With the 2×4 you made earlier, screw the screw into the 3/8" plywood where shown above. Now you want to draw a radius using the 2×4 to guide your pencil until you have the transition radius clearly visible on the 3/4" sheet of plywood. Once done, measure up 2'-11 1/4 and out 5'-10 3/4 from the bottom left side to complete drawing the transition.
Very carefully cut on the lines you drew for the transition. The top layer for the deck comes out of this 3/4" ply also, so try not to get too crazy with the jig saw.
Once cut, use this transition as your template to trace onto the plywood and cut out the other side.
Your done with the hardest part, now it's time to frame the quarter pipe. Start by attaching the bottom and top 2×4's as shown.
Take the remaining 2×4's and frame the deck and riding surface portion by placing the 2×4's 8" on center except where noted.
To find the steel, look up "steel yards", "structural steel" or "steel fabricators" and so on in the phone book.
The actual size of the pipe you are looking for will be 2 3/8" outside diameter with a 1/4" wall thickness. This pipe is known by steel shops as...
2" OD, Schedule 80, black steel pipe.
Some steel shops are picky about what it's called so use the above name if they seem confused.
There are more than a few ways to attach the coping to the quarter pipe. In my opinion, screws are the only way. Although I came across another method a while back where you can attach the coping with hook bolts (clothesline bolts) that looks promising.
I have still never used this method but I'm intrested in trying it out. More on that later. For now we're using screws.
Drill a 3/8" hole on the outside of the steel coping. Now drill a 3/16" hole on the inside of the coping making sure they line up.
Once drilled, place the coping in the notch you cut out earlier. By feeding a screw through the outside 3/8" hole, place it into the 3/16" inner hole. This can be tricky but with a little patience you'll get it.
With a drill or screwdriver, screw it down and move on to the next pre drilled hole. You should have a screw on each end and one in the middle.
By the way, don't worry about the holes interfering with your skating. You'll never feel them, guaranteed (unless they are larger than 3/8").
Take the remaining 3/4" plywood, cut two pieces at 4' by 11 1/4" and screw them to the top of the ramp putting screws about a foot apart in each 2×4.
At this time get your 3/8" plywood and cut out a piece 5'-6 by 4'-0. Start at the top and place the screws about a foot apart working your way down the ramp.
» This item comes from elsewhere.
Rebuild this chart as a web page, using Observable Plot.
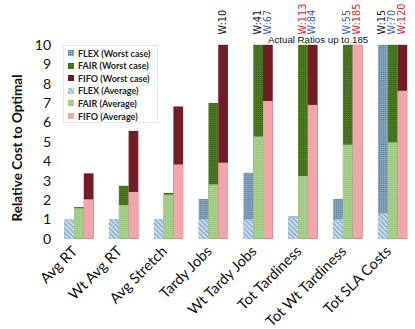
<!DOCTYPE html>
<html>
<head>
<meta charset="utf-8">
<script src="https://cdn.jsdelivr.net/npm/d3@7"></script>
<script src="https://cdn.jsdelivr.net/npm/@observablehq/plot@0.6"></script>
<style>
  html, body { margin: 0; padding: 0; background: #fff; overflow: hidden; }
  #wrap { position: relative; width: 415px; height: 329px; overflow: hidden; font-family: Lato, sans-serif; }
  #chart { position: absolute; left: 0; top: 0; }
  #ytitle { position: absolute; left: 17px; top: 148px; transform: translate(-50%, -50%) rotate(-90deg);
            font: bold 13.5px Lato, sans-serif; white-space: nowrap; color: #111; }
  #legend { position: absolute; left: 63px; top: 45px; width: 95px; height: 78px;
            border: 1px solid #e6e6e6; box-sizing: border-box; background: #fff; }
  #legend .item { position: absolute; left: 4px; height: 12px; display: flex; align-items: center;
                  font: bold 9px Lato, sans-serif; color: #222; white-space: nowrap; }
  #legend svg { margin-right: 4px; }
  #note { position: absolute; left: 268px; top: 34px; font: 9.7px "Liberation Sans", Arial, sans-serif;
          color: #111; white-space: nowrap; }
</style>
</head>
<body>
<svg width="0" height="0" style="position:absolute">
  <defs>
    <pattern id="FLEXavg" width="3.5" height="3.5" patternUnits="userSpaceOnUse" patternTransform="rotate(-45)">
      <rect width="3.5" height="3.5" fill="#cadcec"/>
      <line x1="0.8" y1="0" x2="0.8" y2="3.5" stroke="#86aacb" stroke-width="1.4"/>
    </pattern>
    <pattern id="FLEXworst" width="2" height="2" patternUnits="userSpaceOnUse">
      <rect width="2" height="2" fill="#7b9cb6"/>
      <rect width="1" height="1" fill="#5b7b95"/>
      <rect x="1" y="1" width="1" height="1" fill="#9bb7cc"/>
    </pattern>
    <pattern id="FAIRavg" width="2" height="2" patternUnits="userSpaceOnUse">
      <rect width="2" height="2" fill="#a9d28e"/>
      <rect width="1" height="1" fill="#8fbe70"/>
    </pattern>
    <pattern id="FAIRworst" width="2" height="2" patternUnits="userSpaceOnUse">
      <rect width="2" height="2" fill="#4f7f25"/>
      <rect width="1" height="1" fill="#2e5510"/>
    </pattern>
    <pattern id="FIFOavg" width="2" height="2" patternUnits="userSpaceOnUse">
      <rect width="2" height="2" fill="#f1a6ab"/>
    </pattern>
    <pattern id="FIFOworst" width="2" height="2" patternUnits="userSpaceOnUse">
      <rect width="2" height="2" fill="#721c25"/>
    </pattern>
  </defs>
</svg>
<div id="wrap">
  <div id="chart"></div>
  <div id="ytitle">Relative Cost to Optimal</div>
  <div id="legend"></div>
  <div id="note">Actual Ratios up to 185</div>
</div>
<script>
// ---- data ----
const categories = ["Avg RT", "Wt Avg RT", "Avg Stretch", "Tardy Jobs", "Wt Tardy Jobs",
                    "Tot Tardiness", "Tot Wt Tardiness", "Tot SLA Costs"];
const algorithms = ["FLEX", "FAIR", "FIFO"];
const flexAvg   = [1.0, 1.0, 1.0, 1.0, 1.0, 1.1, 1.0, 1.3];
const flexWorst = [1.0, 1.0, 1.0, 2.05, 3.4, 1.15, 2.05, 15];
const fairAvg   = [1.57, 1.73, 2.27, 2.8, 5.27, 3.23, 4.85, 4.97];
const fairWorst = [1.63, 2.73, 2.36, 7.0, 41, 113, 55, 70];
const fifoAvg   = [2.03, 2.41, 3.83, 3.92, 7.1, 6.9, 10, 7.63];
const fifoWorst = [3.37, 5.56, 6.82, 10, 67, 84, 185, 120];
const yTicks = [0, 1, 2, 3, 4, 5, 6, 7, 8, 9, 10];
const legendLabels = ["FLEX (Worst case)", "FAIR (Worst case)", "FIFO (Worst case)",
                      "FLEX (Average)", "FAIR (Average)", "FIFO (Average)"];
const legendKeys = ["FLEXworst", "FAIRworst", "FIFOworst", "FLEXavg", "FAIRavg", "FIFOavg"];

const avgBy = {FLEX: flexAvg, FAIR: fairAvg, FIFO: fifoAvg};
const worstBy = {FLEX: flexWorst, FAIR: fairWorst, FIFO: fifoWorst};
const rows = categories.flatMap((c, i) => algorithms.map(a => ({
  category: c, algo: a, avg: avgBy[a][i], worst: worstBy[a][i]
})));

const labelColor = v => v < 50 ? "#111" : v < 100 ? "#3d5fae" : "#e3242b";

const marks = [
  Plot.axisY({ticks: yTicks, tickSize: 0, tickPadding: 13, fontSize: 14.5, label: null, fill: "#111"}),
  Plot.axisFx({anchor: "bottom", tickRotate: -45, tickSize: 0, tickPadding: 10, dx: -4, fontSize: 15, label: null, fill: "#111"})
];
for (const a of algorithms) {
  marks.push(Plot.barY(rows.filter(d => d.algo === a),
    {fx: "category", x: "algo", y: "worst", fill: `url(#${a}worst)`}));
}
for (const a of algorithms) {
  marks.push(Plot.barY(rows.filter(d => d.algo === a),
    {fx: "category", x: "algo", y: "avg", fill: `url(#${a}avg)`}));
}
marks.push(Plot.text(rows.filter(d => d.worst >= 10), {
  fx: "category", x: "algo", y: "worst", text: d => "W:" + d.worst,
  rotate: -90, textAnchor: "start", dy: -11, dx: -1,
  fill: d => labelColor(d.worst), fontSize: 10, fontFamily: "DejaVu Sans"
}));

const chart = Plot.plot({
  width: 426, height: 329,
  marginLeft: 56, marginRight: 0, marginTop: 46, marginBottom: 84,
  style: {fontFamily: "Lato, sans-serif", background: "transparent", overflow: "visible"},
  fx: {domain: categories, paddingInner: 0.33, paddingOuter: 0.165, label: null},
  x: {domain: algorithms, padding: 0, axis: null},
  y: {domain: [0, 10], clamp: true, axis: null},
  color: {type: "identity"},
  marks
});
document.getElementById("chart").appendChild(chart);

const legend = document.getElementById("legend");
legendLabels.forEach((t, i) => {
  const div = document.createElement("div");
  div.className = "item";
  div.style.top = (1 + i * 12.6) + "px";
  div.innerHTML = `<svg width="6" height="6"><rect width="6" height="6" fill="url(#${legendKeys[i]})"/></svg>${t}`;
  legend.appendChild(div);
});
</script>
</body>
</html>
Make sure you hit the studs when your attaching it. You can use a chalkline or a 2×4 to mark a line across the ramp to be sure.
Once the bottom layer is attached, cut another piece of 3/8" plywood to 5'-9 by 4'-0. This will be your second layer and you will want to attach it in the same way as the first making sure you hit the studs and the screws about 8" apart.
With both of the 3/8" sheets fully screwed down, cut a piece of masonite 4'-6 by 4'-0 and attach it the same way you did the last two layers. Only this time you will want to countersink your screws a little bit using a countersink bit or a 3/8" drill bit. This allows the surface to be as smooth as possible and keeps your body from being ripped to shreds during a fall.
With the masonite on, you will be able to check the coping placement. I prefer the coping to stick out 3/8". If you want to change it, remove the coping and place wood shims where it meets the 2×4's.
If constructed properly, you should have about 1'-6 between the masonite and the ground. This is where you place the 4' x 1'-6, 3/16" thick sheet metal or 1/4" plastic.
Drill a 3/16" hole about 2 inches in from each end on both sides and one in the middle. After the holes are drilled, countersink each by using the 3/8" drill bit to drill down just enough so the screw heads are flush.
The steel threshold is also availabe at steel fabrication shops. You may be able to find the steel at home improvement stores too. They don't have the best selection, but it might be enough to get you by.
There ya go, that's all you need to know to make a 3' tall, 4' wide quarter. If you are going to leave this ramp outside, you'll need to seal it with paint or watersealer and cover it with a tarp.
Good luck and have fun... Thanks to Zack for the ramp suggestion.